Introduction: Kayak Lights
There are 3 kayaks in the night time photo. Can you see them? Probably not because they are not well lite up with a deck light and so stand a good chance of being crashed into be another boat. This tutorial is on how to make a kayak deck light. It costs about $4 to make.
There were two main problems to overcome when designing a deck light:
- The Light needs to be held on the deck of the kayak.
- The Light needs to be seen.
To secure the light to the kayak deck, a holder was made from a beverage can, filled with cement. This holds the torch vertically and the weight of the cement lowers the centre of gravity - adding to stability. Some anti-slid mat was glued to to the bottom for added grippy-ness. To further secure the holder, it will be secured to the kayak deck with some duct tape.
The original idea was to make a light reflector from the wire of a champagne bottle top, with the concave bottom of a beer can on top. While this reflected the light well, It didn't defuse the light and so was too bright to look at. The bottle from a spray bottle was found to defuse the light well. It may even mean the light will float should it go into the water.
Supplies
Small water proof Torch ($2)
500ml spray bottle ($1.99)
Aluminium beverage can
Plastic sheet (an old flexible cutting board was used)
Anti-Slip mat (the stuff which grips)
Cloth tape
Insulation tape
Cement
Water
Step 1: Cut Hole in Can
- Draw a circle, the diameter of the small torch, on top of an aluminium beverage can.
- Cut out the circle - a rotary tool can help with this.
Step 2: Remove Bottom of Can
- Remove the bottom of the beverage can using a craft knife and trim with scissors.
- Cut down the sides of the can about halfway, 8 times around the can
Step 3: Prepare the Can for Cement Pour
- Place some Sellotape over the hole you made previously.
- Cover the small torch with gladwrap (Cling film) so when the cement is poured it will not stick to it.
- Check the torch will slide out after the cement is poured and set. On one of my holders the torch body came in a bit and a 'persuader' was required to bash it out of the set cement. This could have been avoided by wrapping some tape to make a straight cylinder shape.
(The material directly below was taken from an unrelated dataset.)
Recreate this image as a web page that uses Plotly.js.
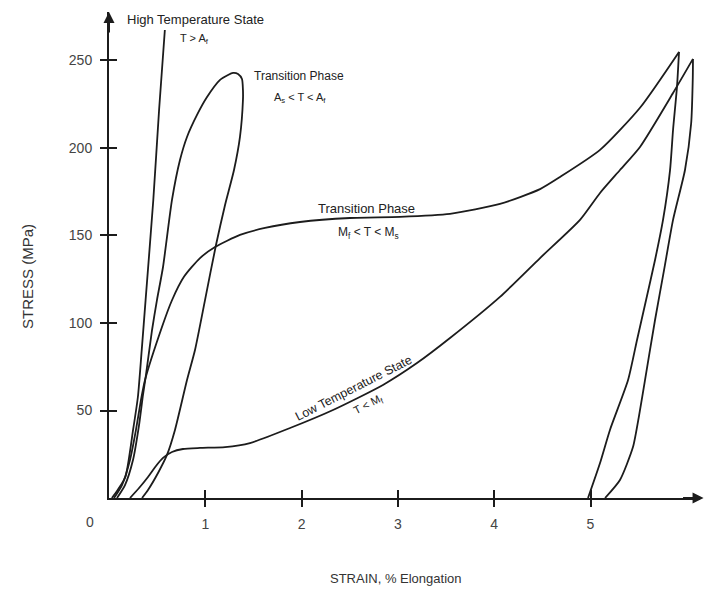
<!DOCTYPE html>
<html>
<head>
<meta charset="utf-8">
<script src="https://cdn.plot.ly/plotly-3.0.1.min.js"></script>
<style>html,body{margin:0;padding:0;background:#fff;}#chart{width:706px;height:597px;}</style>
</head>
<body>
<div id="chart"></div>
<script>
// High Temperature State (T > Af)
const hiStrain = [0.03, 0.09, 0.17, 0.25, 0.30, 0.34, 0.38, 0.46, 0.52, 0.58];
const hiStress = [0, 4.6, 12, 38.9, 57.7, 84.6, 113.1, 170.3, 221.7, 267.4];

// Transition Phase (As < T < Af): loading then unloading loop
const afStrain = [0.083, 0.166, 0.249, 0.312, 0.353, 0.384, 0.447, 0.498, 0.561, 0.654, 0.737, 0.81, 0.914, 1.018, 1.153, 1.236, 1.288, 1.34, 1.381, 1.391, 1.391, 1.36, 1.298, 1.205, 1.111, 0.997, 0.893, 0.81, 0.685, 0.602, 0.509, 0.405, 0.343];
const afStress = [0, 7.4, 21.7, 41.7, 58.9, 70.3, 96, 113.1, 132, 170.3, 193.1, 206.3, 218.9, 229.1, 238.9, 241.7, 242.9, 242.3, 239.4, 233.1, 227.4, 206.3, 187.4, 167.4, 144.6, 113.1, 84.6, 67.4, 38.9, 24.6, 14.3, 4.6, 0];

// Transition Phase (Mf < T < Ms)
const msLoadStrain = [0.052, 0.135, 0.218, 0.28, 0.332, 0.374, 0.55, 0.654, 0.78, 0.945, 1.101, 1.36, 1.62, 1.983, 2.502, 3.022, 3.541, 4.06, 4.476, 4.683, 5.099, 5.514, 5.919];
const msLoadStress = [0, 7.4, 21.7, 38.9, 56, 67.4, 97.7, 113, 126.5, 137.1, 143.4, 150.3, 154.3, 157.7, 160, 160.6, 162.3, 168, 176.5, 183.4, 198.9, 223, 254.9];
const msUnloadStrain = [5.919, 5.898, 5.857, 5.826, 5.753, 5.67, 5.577, 5.483, 5.39, 5.202, 5.099, 4.974];
const msUnloadStress = [254.9, 234.9, 210.3, 187.4, 158.9, 136, 113.1, 90.3, 67.4, 38.9, 20, 0];

// Low Temperature State (T < Mf)
const lowLoadStrain = [0.218, 0.312, 0.405, 0.488, 0.561, 0.654, 0.768, 0.945, 1.205, 1.464, 1.88, 2.326, 2.845, 3.198, 3.541, 4.06, 4.476, 4.891, 5.099, 5.306, 5.514, 5.857, 6.064];
const lowLoadStress = [0, 5.7, 12, 18.3, 22.9, 26.3, 28, 28.6, 29.1, 31.4, 40, 50.3, 64.6, 77.1, 91.4, 114.9, 137.1, 158.9, 174.3, 187.4, 200.6, 231.4, 250.9];
const lowUnloadStrain = [6.064, 6.062, 6.045, 5.981, 5.857, 5.764, 5.67, 5.566, 5.505, 5.441, 5.306, 5.151];
const lowUnloadStress = [250.9, 240, 214, 187.4, 158.9, 130.3, 101.7, 67.4, 47.4, 29.1, 10.3, 0];

// Axis ticks
const xTickVals = [1, 2, 3, 4, 5];
const xTickText = ['1', '2', '3', '4', '5'];
const yTickVals = [50, 100, 150, 200, 250];
const yTickText = ['50', '100', '150', '200', '250'];

const xRange = [0, 6.137];
const yRange = [0, 277.7];
const ink = '#1c1c1c';
const font = 'Liberation Sans, Arial, sans-serif';

function curve(x, y) {
  return {x: x, y: y, type: 'scatter', mode: 'lines',
    line: {color: ink, width: 1.8, shape: 'spline', smoothing: 0.6},
    hoverinfo: 'skip', showlegend: false};
}

const traces = [
  curve(hiStrain, hiStress),
  curve(afStrain, afStress),
  curve(msLoadStrain, msLoadStress),
  curve(msUnloadStrain, msUnloadStress),
  curve(lowLoadStrain, lowLoadStress),
  curve(lowUnloadStrain, lowUnloadStress),
  {x: [], y: [], type: 'scatter', mode: 'lines', xaxis: 'x2', yaxis: 'y2', showlegend: false, hoverinfo: 'skip'}
];

const tickFont = {family: font, size: 14, color: '#444'};
const txt = {family: font, size: 12, color: '#222'};

const layout = {
  width: 706, height: 597,
  margin: {l: 109, r: 6, t: 12, b: 99},
  paper_bgcolor: '#fff', plot_bgcolor: '#fff',
  showlegend: false,
  xaxis: {range: xRange, showline: true, linecolor: ink, linewidth: 2, showgrid: false, zeroline: false,
    ticks: 'outside', ticklen: 7, tickwidth: 2, tickcolor: ink, tickvals: xTickVals, ticktext: xTickText,
    tickfont: tickFont, ticklabelstandoff: 5, fixedrange: true},
  yaxis: {range: yRange, showline: true, linecolor: ink, linewidth: 2, showgrid: false, zeroline: false,
    ticks: 'outside', ticklen: 7, tickwidth: 2, tickcolor: ink, tickvals: yTickVals, ticktext: yTickText,
    tickfont: tickFont, ticklabelstandoff: 5, fixedrange: true},
  xaxis2: {range: xRange, overlaying: 'x', anchor: 'y', side: 'bottom', showline: false, showgrid: false, zeroline: false,
    ticks: 'inside', ticklen: 8, tickwidth: 2, tickcolor: ink, tickvals: xTickVals, showticklabels: false, fixedrange: true},
  yaxis2: {range: yRange, overlaying: 'y', anchor: 'x', side: 'left', showline: false, showgrid: false, zeroline: false,
    ticks: 'inside', ticklen: 8, tickwidth: 2, tickcolor: ink, tickvals: yTickVals, showticklabels: false, fixedrange: true},
  annotations: [
    // axis arrows
    {xref: 'paper', yref: 'paper', x: 1.006, y: 0, ax: -22, ay: 0, showarrow: true, arrowhead: 2, arrowsize: 1.1, arrowwidth: 2, arrowcolor: ink, text: ''},
    {xref: 'paper', yref: 'paper', x: 0, y: 1.0, ax: 0, ay: 22, showarrow: true, arrowhead: 2, arrowsize: 1.1, arrowwidth: 2, arrowcolor: ink, text: ''},
    // origin label
    {xref: 'paper', yref: 'paper', x: -0.032, y: 0, yshift: -24, text: '0', showarrow: false, font: tickFont, xanchor: 'center', yanchor: 'middle'},
    // axis titles
    {xref: 'paper', yref: 'paper', x: 0.485, y: -0.165, text: 'STRAIN, % Elongation', showarrow: false,
      font: {family: font, size: 13, color: '#333'}, xanchor: 'center', yanchor: 'middle'},
    {xref: 'paper', yref: 'paper', x: -0.137, y: 0.455, text: 'STRESS (MPa)', textangle: -90, showarrow: false,
      font: {family: font, size: 15, color: '#333'}, xanchor: 'center', yanchor: 'middle'},
    // curve labels
    {x: 0.903, y: 273.7, text: 'High Temperature State', showarrow: false, font: {family: font, size: 13, color: '#222'}},
    {x: 0.89, y: 262.3, text: 'T &gt; A<sub>f</sub>', showarrow: false, font: {family: font, size: 11, color: '#222'}},
    {x: 1.973, y: 241.1, text: 'Transition Phase', showarrow: false, font: txt},
    {x: 1.983, y: 228.6, text: 'A<sub>s</sub> &lt; T &lt; A<sub>f</sub>', showarrow: false, font: {family: font, size: 11, color: '#222'}},
    {x: 2.679, y: 165.6, text: 'Transition Phase', showarrow: false, font: {family: font, size: 13, color: '#222'}},
    {x: 2.69, y: 151.4, text: 'M<sub>f</sub> &lt; T &lt; M<sub>s</sub>', showarrow: false, font: {family: font, size: 12, color: '#222'}},
    {x: 2.544, y: 62.9, text: 'Low Temperature State', textangle: -27, showarrow: false, font: {family: font, size: 12.5, color: '#222'}},
    {x: 2.69, y: 53.1, text: 'T &lt; M<sub>f</sub>', textangle: -27, showarrow: false, font: {family: font, size: 11, color: '#222'}}
  ]
};

Plotly.newPlot('chart', traces, layout, {staticPlot: true, displayModeBar: false});
</script>
</body>
</html>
- Fold out the previously cut strips from around the can. These will form the base of the holder.
- Stick in the torch into the centre of the can, aligned with the hole.
Step 4: Cement Pour
- Mix up some cement and pour around the sides of the torch.
- Use a paint stirrer to jiggle up and down in the cement to remove air bubbles
Step 5: Allow Cement to Set and Remove Torch
- After the cement has set, but is still 'green', remove the torch.
- Place a loop of cloth tape around the base of the holder, next to where the aluminium strips go out.
- Remove any excess cement.
Step 6: Make Base
Finish off making the base:
- Place short strips of cloth tape over the aluminium strips to make a strong, flexible base.
- Draw out a topping base loop on a suitable plastic sheet and cut out. I used a flexible chopping board.
- Glue on some anti-slip matting to the bottom of the base with contact adhesive.
- Glue on the topping loop.
- Cut around the outside to the toping loop to trim the other layers of the base.
Step 7: Add a Light Defuser
- Cut off the neck of a 500 ml spray bottle, using a hacksaw and enlarge the hole to just fit the torch head. I found a rotary sanding tool was useful for enlarging the hole.
- Insert the top of the torch just into the spray bottle.
- Secure the head of the torch to the bottle with some insulation tape.
- Insert the torch into the base.
- Tape base of the Light holder to the deck of a kayak using duct tape.